According to Einstein's theories, spacetime is like a four-dimensional sheet that can twist, bend, and stretch in the presence of strong gravitational fields.
But according to some modern theories, spacetime actually has seven dimensions, including three that we can't normally see.
This theory helps to solve the puzzle of what happens when black holes evaporate and vanish. They appear to disappear, but this violates one of the rules of quantum physics.
'We experience three dimensions of space and one of time - four dimensions in total,' says Dr Pinčák.
'Our model proposes that the universe actually has seven dimensions: the four we know, plus three tiny extra dimensions curled up so tightly that we cannot directly perceive them.'
This means that spacetime can not only fold, but twist - creating a new physical effect known as torsion.
It turns out that this so-called 'torsion field' is key to understanding what happens to black holes when they appear to vanish.
According to the researchers' theory, as a black hole evaporates away to the smallest scales possible, its seven dimensions essentially tangle into a knot.
When this knot becomes small enough, the folding of these hidden dimensions creates an outward force that prevents the black hole from collapsing entirely.
This leaves behind an astonishingly tiny remnant, some 10 billion times smaller than an electron.
However, this twisted knot of hidden dimensions still holds onto all the information that fell into the black hole like a tiny permanent memorial.
Instead of disappearing, black holes shrink so much that their hidden dimensions knot and twist into a shape that keeps them stable forever. This is called a 'torsion-stabilized black hole remnant'.
This means that the information is never lost because the black hole never really vanishes, resolving the apparent problem of the information paradox.
The exciting part of this theory is that it might also help solve a few of physics' thorniest issues.
The researchers say the three hidden dimensions and the torsion field is enough to produce the pattern of interactions behind the Higgs mechanism, otherwise known as the 'God particle', which gives other particles mass.
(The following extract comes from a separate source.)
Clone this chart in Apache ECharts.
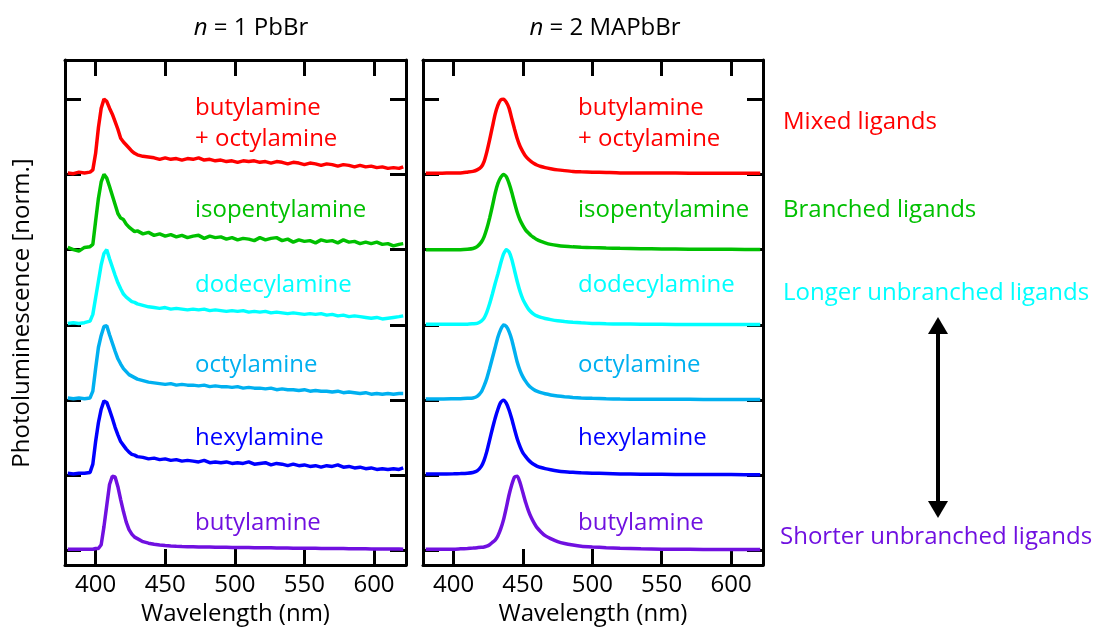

The researchers suggest that these black hole remnants could even make up dark matter, the invisible substance that makes up 27 per cent of the universe's mass.
If they are right, scientists should be able to detect particles with extra dimensions known as 'Kaluza-Klein particles'.
However, these are about 14 orders of magnitude heavier than the most massive known elementary particle and seven orders of magnitude beyond the reach of the Large Hadron Collider.
Researchers may be able to find traces of these seven-dimensional structures in the Cosmic Microwave Radiation left over from the Big Bang or in ancient ripples in spacetime called primordial gravitational waves.
Yet the technology required for these experiments still remains far off, leaving this solution to the mystery of black holes as just another tantalising possibility.
BLACK HOLES HAVE A GRAVITATIONAL PULL SO STRONG NOT EVEN LIGHT CAN ESCAPE
Black holes are so dense and their gravitational pull is so strong that no form of radiation can escape them - not even light.
They act as intense sources of gravity which hoover up dust and gas around them. Their intense gravitational pull is thought to be what stars in galaxies orbit around.
How they are formed is still poorly understood. Astronomers believe they may form when a large cloud of gas up to 100,000 times bigger than the sun collapses into a black hole.
Many of these black hole seeds then merge to form much larger supermassive black holes, which are found at the centre of every known massive galaxy.
Alternatively, a supermassive black hole seed could come from a giant star about 100 times the sun's mass that ultimately forms into a black hole after it runs out of fuel and collapses.
When these giant stars die, they also go 'supernova', a huge explosion that expels the matter from the outer layers of the star into deep space.